Konul Oruj gizi Nurullayeva (December 1, 1985, Baku) is a parliamentarian of the 6th convocation of the National Assembly of the Republic of Azerbaijan Head of the International Relations Department of the National Olympic Committee of Azerbaijan (2009–2016), the member of the Committee on Gender Equality in Sports of ISSF since 2018, member of the executive committee of the Islamic Solidarity Sports Federation, Head of the Azerbaijani delegation at the Winter Olympic Games Vancouver 2010 and Sochi 2014, Executive Director of the “Baku 2020” Organizing Committee, Secretary of the Organizing Committee of the Islamic Solidarity Games “Baku 2017”, first vice-president of the World Alpagut Federation since 2022, member of the Azerbaijani delegation to the Parliamentary Assembly of the Council of Europe (PACE), Head of the working group on Azerbaijani-Croatian Interparliamentary relations, Head of the Youth Interparliamentary Assembly of the CIS member states.

== Early life and education ==
Konul Nurullayeva was born in Baku on December 1, 1985. In 1992–2000, she studied at the secondary school named after N. Tusi. In 2000–2003, she continued her education at the secondary school No.6, from which she graduated. In 2003–2007, she studied at the Faculty of International Relations of the Azerbaijan University of Languages and graduated with a degree in International Relations. In 2009, she received a master's degree with distinction in the same specialty. Since September 2019, she has been studying in the MBA Program at the Swiss Business Institute.

== Career ==
=== National Assembly (Milli Majlis) ===
During the election of parliamentarians of the 6th convocation of the National Assembly of the Republic of Azerbaijan held on February 9, 2020, Konul Nurullayeva was elected as the Member of Parliament from Nizami District First Constituency No.24 as a politically neutral candidate. She is a member of the Committees on “Family, Women, and Children” and “Youth and Sports” of the National Assembly, as well as the Head of the working group on Azerbaijani-Croatian Inter-parliamentary Relations.

Starting from April 2020, Konul Nurullayeva is a member of the Azerbaijani delegation to the Parliamentary Assembly of the Council of Europe (PACE). She represents Azerbaijan in the PACE Committees on “Social Relations, Health, and Sustainable Development” and “Equality and Non-Discrimination”.

=== Youth Movements ===
Konul Nurullayeva was a Member of the advisory board of the “IRELI” Nationwide Youth Movement - one of the largest youth organizations in Azerbaijan, founded in 2005. In 2008, she was the Chairman of the Organizing Committee for the reorganization of the “IRELI” Public Union and a member of the Board of the new organization. Being one of the first members of the Youth Parliament of Azerbaijan, she actively participated in the various debates.

=== Work in Sports ===
During her work period in the field of sports, Konul Nurullayeva has led several sports projects.

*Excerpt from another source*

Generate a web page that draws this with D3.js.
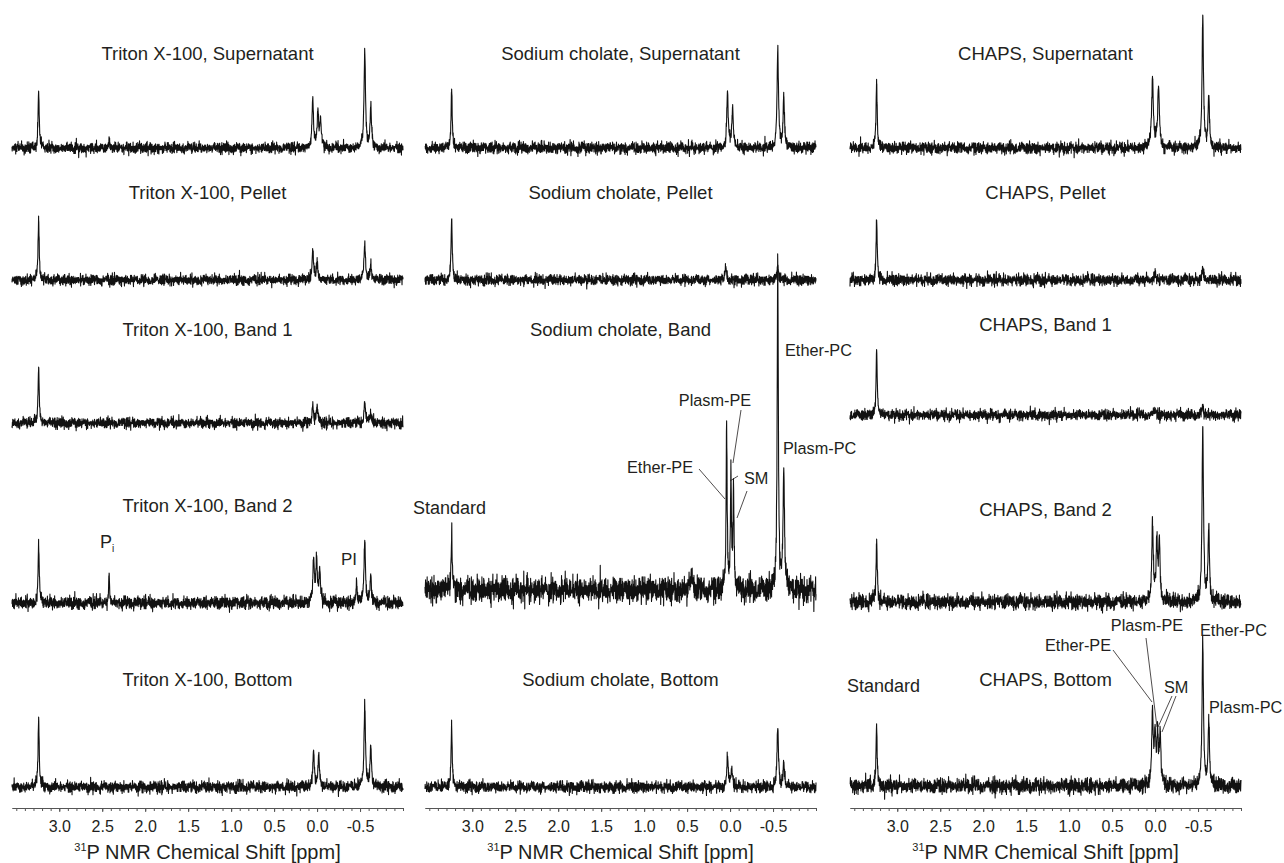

That includes the Regional Forum of NOC Leaders of CIS and Baltic States, Congress of the European Fair Sports Movement, European Qualifying Competition for Athletics of the Youth Olympic Games, “Baku 2014" European Athletics Convention, 43rd General Assembly of the European Olympic Committee, to mention a few. Along with that, when Azerbaijan filed a bid to host the “Baku 2020” Summer Olympic Games, Konul Nurullayeva was executive director of the Organizing Committee. In 2009–2016, she was a member of the executive committee of the Azerbaijan Athletics Federation and worked as a Head of the International Relations Department of the Federation. In 2022, she was elected the first vice-president of the World Alpagut Federation.

She served as a Deputy Head of the Azerbaijani delegation during the European Youth Olympic Festivals in Tampere, Finland in 2009 and Trabzon, Turkey in 2011. At the same time, Ms. Nurullayeva was Assistant Head of the delegation of Azerbaijan at the Beijing Olympic Games in 2008 and the deputy head of the Azerbaijani delegation at the London Summer Olympic Games in 2012. In 2010, she was the first-ever woman in Azerbaijan's history of the sport to be appointed as Chef de Mission of the Azerbaijani delegation at the 2010 Winter Olympic Games in Vancouver. During the next Winter Olympic Games held in Sochi, Russia in 2014, Konul Nurullayeva executed the same mission. In 2015, she became the head of the Azerbaijani delegation at the Baku 2015 European Games, which were held in Azerbaijan for the first time.

=== International representation ===
In 2013, during the meeting of the executive committee of the Islamic Solidarity Sports Federation, Konul Nurullayeva has become the first-ever female member elected to the Federation since 1963. During the 4th Islamic Solidarity Games in 2017, she was appointed as the Secretary of the Organizing Committee, as well as the Head of the Department of Relations with the Islamic Solidarity Sports Federation and the National Olympic Committees in the Operational Committee, established to organize the Islamic Solidarity Games in Azerbaijan. On November 19, 2017, during the meeting of the 26th Executive Committee of the Islamic Solidarity Sports Federation, Konul Nurullayeva was elected as a member of the executive committee for the second time. In 2018, she was appointed as Head of the Committee on “Women and Gender Equality in Sports”, established within the ISSF at the same meeting. She is also a member of the Coordination Council established by ISSF in connection with the "5th Islamic Solidarity Games" to be held in Turkey in 2021.

Since 2020, Konul Nurullayeva is the Country Ambassador to the “Women Political Leaders Global Network” and the first-ever representative in the “Global Council on Tolerance and Peace” Organization from Azerbaijan.